The bottom line is that at the moment of the calling on the courthouse steps, you went from being the OWNER to becoming a Tenant At Sufferance and your rights are subject to the Georgia Landlord Tenant Laws. You cannot be immediately forced out on the day of foreclosure - you have a couple weeks for the attorney to process, another period for the Asset Manager to assign a local person to evaluate and process the property and another few weeks in the event there is an actual eviction process.


SECOND MORTGAGES If the First mortgage foreclosed then all junior liens are eliminated from the property. This does NOT mean that you no longer owe these debts, it only means that that lien holder no longer has a lien against the property. The only liens that survive the foreclosure are Property Taxes, Property Assessments, IRS Liens and any other SENIOR lien. This means that a second mortgage holder can foreclose but the first mortgage is still in position with a valid lien on the property.
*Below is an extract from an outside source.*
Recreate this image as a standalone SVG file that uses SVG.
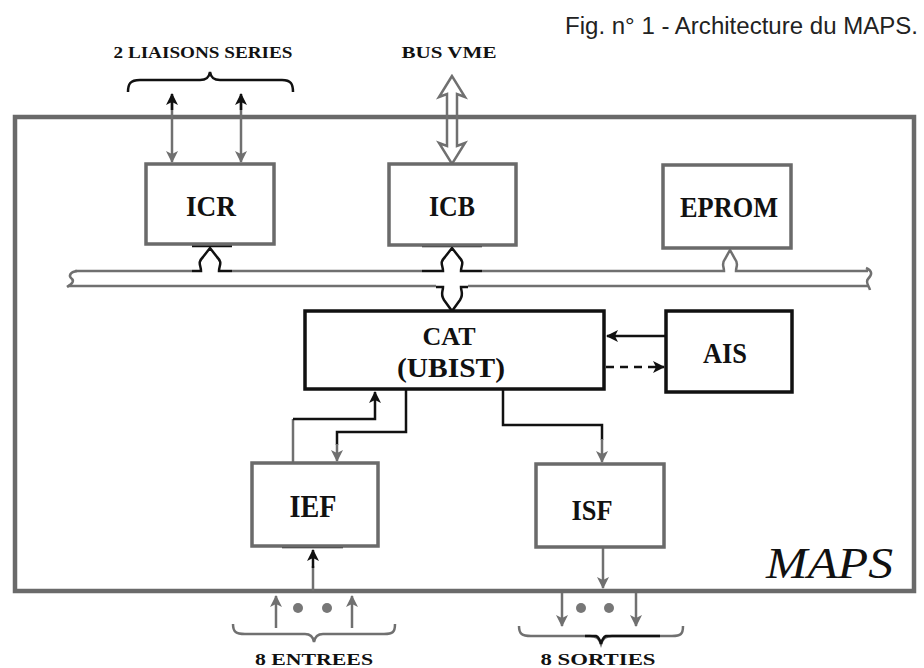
<svg xmlns="http://www.w3.org/2000/svg" width="924" height="668" viewBox="0 0 924 668">
<style>
.lbl{font-family:"Liberation Serif",serif;font-weight:bold;fill:#111;text-anchor:middle}
.g{fill:none;stroke:#707070;stroke-width:2.5}
.k{fill:none;stroke:#111;stroke-width:2.5}
.gbox{fill:#fff;stroke:#6a6a6a;stroke-width:3.5}
.kbox{fill:#fff;stroke:#111;stroke-width:3.5}
</style>
<defs>
<marker id="ag" markerWidth="12" markerHeight="14" refX="11" refY="6" orient="auto" markerUnits="userSpaceOnUse"><path d="M0,0 L12,6 L0,12 L3,6 Z" fill="#707070"/></marker>
<marker id="ak" markerWidth="12" markerHeight="14" refX="11" refY="6" orient="auto" markerUnits="userSpaceOnUse"><path d="M0,0 L12,6 L0,12 L3,6 Z" fill="#111"/></marker>
</defs>
<rect width="924" height="668" fill="#fff"/>
<text x="565" y="34" font-family="Liberation Sans,sans-serif" font-size="23" textLength="353" lengthAdjust="spacingAndGlyphs" fill="#222">Fig. n° 1 - Architecture du MAPS.</text>
<text class="lbl" x="203" y="58" font-size="16" textLength="179" lengthAdjust="spacingAndGlyphs">2 LIAISONS  SERIES</text>
<text class="lbl" x="449" y="58" font-size="16" textLength="95" lengthAdjust="spacingAndGlyphs">BUS  VME</text>
<!-- outer box -->
<g id="maps">
<rect x="15" y="117" width="899" height="474" fill="none" stroke="#6a6a6a" stroke-width="4.5"/>
<text x="766" y="578" font-family="Liberation Serif,serif" font-style="italic" font-size="44" textLength="127" lengthAdjust="spacingAndGlyphs" fill="#111">MAPS</text>
</g>
<g id="connectors">
<!-- liaisons brace -->
<path class="k" d="M128,92 C128,84 130,80 140,80 L200,80 C206,80 209,78 210,72 C211,78 214,80 220,80 L282,80 C291,80 293,84 293,92"/>
<!-- ICR serial arrows -->
<line class="g" x1="172" y1="96" x2="172" y2="162" marker-end="url(#ag)"/>
<line class="k" x1="172" y1="110" x2="172" y2="94" marker-end="url(#ak)"/>
<line class="g" x1="241" y1="96" x2="241" y2="162" marker-end="url(#ag)"/>
<line class="k" x1="241" y1="110" x2="241" y2="94" marker-end="url(#ak)"/>
<!-- VME hollow double arrow -->
<path class="g" d="M452,76 L439,97 L447,94 L447,146 L439,143 L452,164 L465,143 L457,146 L457,94 L465,97 Z"/>
<!-- bus -->
<path class="g" d="M75,271 L192,271 M232,271 L422,271 M482,271 L718,271 M740,271 L868,271"/>
<path class="g" d="M68,286 L436,286 M468,286 L868,286"/>
<path class="g" d="M77,271 C70,272 68,276 72,279 C75,282 70,285 67,287"/>
<path class="g" d="M866,268 C873,271 872,275 868,279 C865,282 869,286 870,290"/>
<!-- ICR bus connection -->
<line class="k" x1="192" y1="246" x2="232" y2="246"/>
<path class="k" d="M192,271 L201,271 C201,265 197,263 203,257 L210,248 L217,257 C223,263 219,265 219,271 L232,271"/>
<!-- ICB bus connection -->
<line class="k" x1="422" y1="246" x2="482" y2="246" stroke-width="3"/>
<path class="k" d="M422,271 L443,271 C443,265 439,263 445,257 L452,248 L459,257 C465,263 461,265 461,271 L482,271" stroke-width="3"/>
<path class="k" d="M436,287 L443,287 C443,292 440,294 444,300 L452,311 L460,300 C464,294 461,292 461,287 L468,287" stroke-width="3"/>
<!-- EPROM bus connection -->
<path class="g" d="M718,271 L724,271 C724,266 721,264 725,259 L730,250 L735,259 C739,264 736,266 736,271 L740,271"/>
<!-- AIS <-> CAT -->
<line class="k" x1="666" y1="336" x2="607" y2="336" marker-end="url(#ak)"/>
<line class="k" x1="606" y1="367" x2="664" y2="367" stroke-dasharray="8,6" marker-end="url(#ak)"/>
<!-- IEF -> CAT -->
<path class="g" d="M293,462 L293,419"/>
<path class="k" d="M293,419 L375,419 L375,392" marker-end="url(#ak)"/>
<!-- CAT -> IEF -->
<path class="k" d="M406,390 L406,432 L337,432 L337,445"/>
<line class="g" x1="337" y1="444" x2="337" y2="461" marker-end="url(#ag)"/>
<!-- CAT -> ISF -->
<path class="k" d="M503,390 L503,425 L602,425 L602,440"/>
<line class="g" x1="602" y1="439" x2="602" y2="462" marker-end="url(#ag)"/>
<!-- IEF input -->
<line class="k" x1="282" y1="547" x2="343" y2="547" stroke-width="3"/>
<line class="g" x1="313" y1="591" x2="313" y2="566"/>
<line class="k" x1="313" y1="568" x2="313" y2="550" marker-end="url(#ak)"/>
<!-- ISF output -->
<line class="g" x1="603" y1="548" x2="603" y2="588" marker-end="url(#ag)"/>
<!-- entrees -->
<line class="g" x1="276" y1="628" x2="276" y2="596" marker-end="url(#ag)"/>
<line class="g" x1="352" y1="628" x2="352" y2="596" marker-end="url(#ag)"/>
<circle cx="298" cy="608" r="5" fill="#777"/>
<circle cx="327" cy="608" r="5" fill="#777"/>
<path class="g" d="M233,624 C233,632 236,634 245,634 L305,634 C310,634 313,636 314,642 C315,636 318,634 323,634 L384,634 C393,634 395,632 395,624"/>
<!-- sorties -->
<line class="g" x1="562" y1="593" x2="562" y2="626" marker-end="url(#ag)"/>
<line class="g" x1="636" y1="593" x2="636" y2="626" marker-end="url(#ag)"/>
<circle cx="581" cy="608" r="5" fill="#777"/>
<circle cx="609" cy="608" r="5" fill="#777"/>
<path class="g" d="M519,626 C519,634 522,636 531,636 L590,636 C596,636 599,638 601,644 C603,638 606,636 612,636 L672,636 C681,636 683,634 683,626"/>
<path class="k" d="M585,636 L596,636 C599,637 600,640 601,644 C602,640 603,637 606,636 L660,636" stroke-width="3"/>
</g>
<g id="ICR"><rect class="gbox" x="146" y="164" width="128" height="80"/><text class="lbl" x="211" y="216" font-size="29" textLength="50" lengthAdjust="spacingAndGlyphs">ICR</text></g>
<g id="ICB"><rect class="gbox" x="389" y="164" width="127" height="81"/><text class="lbl" x="452" y="216" font-size="29" textLength="46" lengthAdjust="spacingAndGlyphs">ICB</text></g>
<g id="EPROM"><rect class="gbox" x="663" y="165" width="128" height="83"/><text class="lbl" x="729" y="217" font-size="29" textLength="98" lengthAdjust="spacingAndGlyphs">EPROM</text></g>
<g id="CAT"><rect class="kbox" x="305" y="311" width="299" height="78"/><text class="lbl" x="449" y="345" font-size="26" textLength="53" lengthAdjust="spacingAndGlyphs">CAT</text><text class="lbl" x="451" y="377" font-size="27" font-weight="normal" textLength="108" lengthAdjust="spacingAndGlyphs">(UBIST)</text></g>
<g id="AIS"><rect class="kbox" x="666" y="311" width="126" height="81"/><text class="lbl" x="725" y="363" font-size="30" textLength="44" lengthAdjust="spacingAndGlyphs">AIS</text></g>
<g id="IEF"><rect class="gbox" x="252" y="463" width="126" height="83"/><text class="lbl" x="313" y="517" font-size="31" textLength="47" lengthAdjust="spacingAndGlyphs">IEF</text></g>
<g id="ISF"><rect class="gbox" x="536" y="464" width="128" height="83"/><text class="lbl" x="592" y="520" font-size="30" textLength="41" lengthAdjust="spacingAndGlyphs">ISF</text></g>
<text class="lbl" x="314" y="665" font-size="17" textLength="118" lengthAdjust="spacingAndGlyphs">8  ENTREES</text>
<text class="lbl" x="598" y="665" font-size="17" textLength="115" lengthAdjust="spacingAndGlyphs">8  SORTIES</text>
</svg>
On First Mortgages and below when a lien is released from the property, that lien holder now has an unsecured debt - like a credit card debt and the property (now previous) owner still owes it. If the first mortgage holder sells the property netting LESS than what was owed, the former owner is still responsible for that short fall.


REO (Real Estate Owned by the bank) when the property had no other bidders than the lender and the property has gone to the REO Department of the bank. There it is assigned an Asset Manager who’s responsibility is to sell the property - usually through existing, local market, real estate agents. We refer to it as a REO property.